Last year's Bank of England cyber security exercise - Waking Shark II, carried out on November 12 – identified several weaknesses in the financial sector's responses to a sustained attack, particularly the lack of cooperation between banks.
Now the Bank, whose report on the exercise was issued in early February, has reportedly outlined plans to carry out a pen testing programme, drawing around 20 of the UK's major banks into the operation.
Last November's Waking Shark II was billed as a rehearsal for the wholesale banking sector, including investment banks and key financial market infrastructures.
Organised by the Securities Industry Business Continuity Management Group, the test was designed to simulate an attack on the UK's financial services architecture, and involved 200 people from around 20 institutions, including investment banks, financial market companies and several government agencies.
The Bank is now said to be talking about moving beyond the original remit of Waking Shark II and organising an ethical hacking pen test that will use real-life scenarios to see how prepared 20 of the UK's clearing banks and financial organisations are.
SCMagazineUK.com understands that several pen-testing companies have been invited - with confidential agreements in place - to tender for the tests.
A spokesperson for the BoE's press office refused to comment on a Financial Times report about the pen-testing plans.
“We're not commenting, nor are we giving any extra steerage on this. The FT did not get the story from us,” she said.
The Financial Times, however, quoted two people "familiar with the process" as saying that the latest security exercise will involve the Royal Bank of Scotland, a number of leading insurers and financial infrastructure providers such as the London Stock Exchange.
Unconfirmed reports suggest that other banks - notably HSBC and Lloyds - are also being approached to take part in the test, which will likely take place in the autumn of this year.
Commenting on the news that a major pen test of the UK's financial infrastructure is being planned, Marc Lee, EMEA director with Courion, said that whilst the plan is a good idea, banks need to look at the bigger picture and have a strong security culture in place to deal with the increasing number of cyber attacks.

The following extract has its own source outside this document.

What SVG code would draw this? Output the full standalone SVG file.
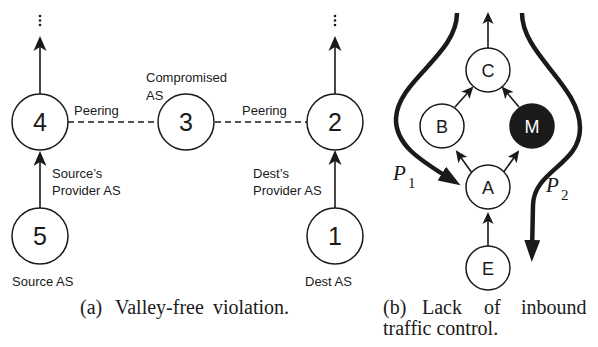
<svg xmlns="http://www.w3.org/2000/svg" width="598" height="347" viewBox="0 0 598 347">
<style>
.n{fill:#fff;stroke:#1a1a1a;stroke-width:1.5}
.num{font-family:"Liberation Sans",Arial,sans-serif;font-size:25px;fill:#1a1a1a;text-anchor:middle}
.let{font-family:"Liberation Sans",Arial,sans-serif;font-size:18px;fill:#1a1a1a;text-anchor:middle}
.lbl{font-family:"Liberation Sans",Arial,sans-serif;font-size:13px;fill:#1a1a1a}
.cap{font-family:"Liberation Serif","Times New Roman",serif;font-size:20px;fill:#1a1a1a}
.pl{font-family:"Liberation Serif","Times New Roman",serif;font-style:italic;font-size:21px;fill:#1a1a1a}
.ps{font-family:"Liberation Serif","Times New Roman",serif;font-size:15px;fill:#1a1a1a}
.e{stroke:#1a1a1a;stroke-width:1.6;fill:none}
.d{stroke:#1a1a1a;stroke-width:1.6;fill:none;stroke-dasharray:6 4}
.t{stroke:#1a1a1a;stroke-width:4.5;fill:none}
</style>
<defs>
<marker id="ah" markerUnits="userSpaceOnUse" viewBox="-16 -8 18 16" markerWidth="18" markerHeight="16" refX="-2" refY="0" orient="auto">
<path d="M0,0 L-15,-6.5 L-11,0 L-15,6.5 Z" fill="#1a1a1a"/>
</marker>
<marker id="as" markerUnits="userSpaceOnUse" viewBox="-14 -7 16 14" markerWidth="16" markerHeight="14" refX="-2" refY="0" orient="auto">
<path d="M0,0 L-12,-5.5 L-9,0 L-12,5.5 Z" fill="#1a1a1a"/>
</marker>
<marker id="at" markerUnits="userSpaceOnUse" viewBox="-22 -10 24 20" markerWidth="24" markerHeight="20" refX="-10" refY="0" orient="auto">
<path d="M0,0 L-22,-8 L-22,8 Z" fill="#1a1a1a"/>
</marker>
</defs>

<g id="connectors">
<line class="e" x1="40" y1="94" x2="40" y2="38" marker-end="url(#ah)"/>
<line class="e" x1="40" y1="208" x2="40" y2="153" marker-end="url(#ah)"/>
<line class="e" x1="335" y1="94" x2="335" y2="38" marker-end="url(#ah)"/>
<line class="e" x1="335" y1="208" x2="335" y2="152" marker-end="url(#ah)"/>
<line class="d" x1="68" y1="122" x2="158" y2="122"/>
<line class="d" x1="215" y1="122" x2="307" y2="122"/>
<g fill="#1a1a1a">
<circle cx="40" cy="16" r="1.3"/><circle cx="40" cy="20.5" r="1.3"/><circle cx="40" cy="25" r="1.3"/>
<circle cx="335" cy="16" r="1.3"/><circle cx="335" cy="20.5" r="1.3"/><circle cx="335" cy="25" r="1.3"/>
</g>
<line class="e" x1="488" y1="48" x2="488" y2="14" marker-end="url(#as)"/>
<line class="e" x1="455" y1="107" x2="472" y2="88" marker-end="url(#as)"/>
<line class="e" x1="519" y1="107" x2="503" y2="88" marker-end="url(#as)"/>
<line class="e" x1="472" y1="173" x2="457" y2="152" marker-end="url(#as)"/>
<line class="e" x1="503" y1="173" x2="518" y2="152" marker-end="url(#as)"/>
<line class="e" x1="488" y1="246" x2="488" y2="214" marker-end="url(#as)"/>
<path class="t" d="M457,13 C457,55 398,80 396,118 C395,145 420,160 452,180" marker-end="url(#at)"/>
<path class="t" d="M522,13 C522,55 580,85 580,128 C580,165 534,170 533,205 L532,252" marker-end="url(#at)"/>
</g>

<g id="n4"><circle class="n" cx="40" cy="122" r="28"/><text class="num" x="40" y="131">4</text></g>
<g id="n3"><circle class="n" cx="186" cy="122" r="28"/><text class="num" x="186" y="131">3</text></g>
<g id="n2"><circle class="n" cx="335" cy="122" r="28"/><text class="num" x="335" y="131">2</text></g>
<g id="n5"><circle class="n" cx="40" cy="236" r="28"/><text class="num" x="40" y="245">5</text></g>
<g id="n1"><circle class="n" cx="335" cy="236" r="28"/><text class="num" x="335" y="245">1</text></g>

<g id="labels-left">
<text class="lbl" x="74" y="115">Peering</text>
<text class="lbl" x="242" y="115">Peering</text>
<text class="lbl" x="146" y="82">Compromised</text>
<text class="lbl" x="146" y="100">AS</text>
<text class="lbl" x="52" y="178">Source’s</text>
<text class="lbl" x="52" y="195">Provider AS</text>
<text class="lbl" x="253" y="178">Dest’s</text>
<text class="lbl" x="253" y="195">Provider AS</text>
<text class="lbl" x="12" y="286">Source AS</text>
<text class="lbl" x="305" y="286">Dest AS</text>
</g>

<g id="nC"><circle class="n" cx="488" cy="70" r="22"/><text class="let" x="488" y="76.5">C</text></g>
<g id="nB"><circle class="n" cx="442" cy="126" r="22"/><text class="let" x="442" y="132.5">B</text></g>
<g id="nM"><circle cx="532" cy="126" r="22" fill="#1a1a1a" stroke="#1a1a1a" stroke-width="1.5"/><text class="let" x="532" y="132.5" style="fill:#fff">M</text></g>
<g id="nA"><circle class="n" cx="488" cy="187" r="22"/><text class="let" x="488" y="193.5">A</text></g>
<g id="nE"><circle class="n" cx="488" cy="268" r="22"/><text class="let" x="488" y="274.5">E</text></g>

<g id="labels-right">
<text class="pl" x="393" y="180">P</text><text class="ps" x="408" y="188">1</text>
<text class="pl" x="546" y="192">P</text><text class="ps" x="561" y="200">2</text>
</g>

<g id="captions">
<text class="cap" y="314"><tspan x="80">(a)</tspan><tspan x="115">Valley-free</tspan><tspan x="213">violation.</tspan></text>
<text class="cap" y="314"><tspan x="383">(b)</tspan><tspan x="422">Lack</tspan><tspan x="484">of</tspan><tspan x="521">inbound</tspan></text>
<text class="cap" x="383" y="335">traffic control.</text>
</g>
</svg>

“Looking at individual bank security systems is a good idea for phase two of these cyber war games. Banks' infrastructure is increasingly under attack, and that's not going to change," he said.
Lee went on to say that banks need strong, reliable systems in place to quickly identify any security vulnerabilities and take appropriate actions to prevent a breach and avoid financial and reputational damage.
Professor John Walker, a visiting professor with Nottingham Trent University's School of Science and Technology, was not impressed with the news, saying that Waking Shark II confirmed that the BoE is leaking data - and perhaps worse - its managers do not understand the technology being used to target their systems.
It is, he said, ironic that the BoE is supposed to be on the regulators on the security and allied financial services front, yet they are open to the simplest of social engineering attacks.
Walker - who is also director of CSIRT and Cyber Forensics with Integral Xssurance, a security consultancy - went on to say that the BoE needs to practice what it preaches and implement better security on its own systems, before it tells the clearing banks and other agencies how to secure their systems.
Tim Keanini, CTO with Lancope, was more sanguine about the BoE's chances of success with its pen testing plans, saying that a critical part of being incident response ready is to perform pen-testing drills.
"Historically, fire prevention has required organisations around the world perform regular drills and, when you think about it, these same organisations are more likely to get hit by a cyber-incident each year than they are a major fire," he said adding that the exercises create cross departmental readiness - where less mistakes are made during the real events.
Lamar Bailey, director of security R&D with Tripwire, was also positive about the BoE's plans, saying that the plans are something he encourages every business to do at least a couple times a year.
"Most enterprises have well defined security response plans but when an incident arises no one remembers the procedures or how to initiate the plan. Testing responsiveness and ability to carry out a response plan is key to minimising the impact an attack will have on an organisation," he explained.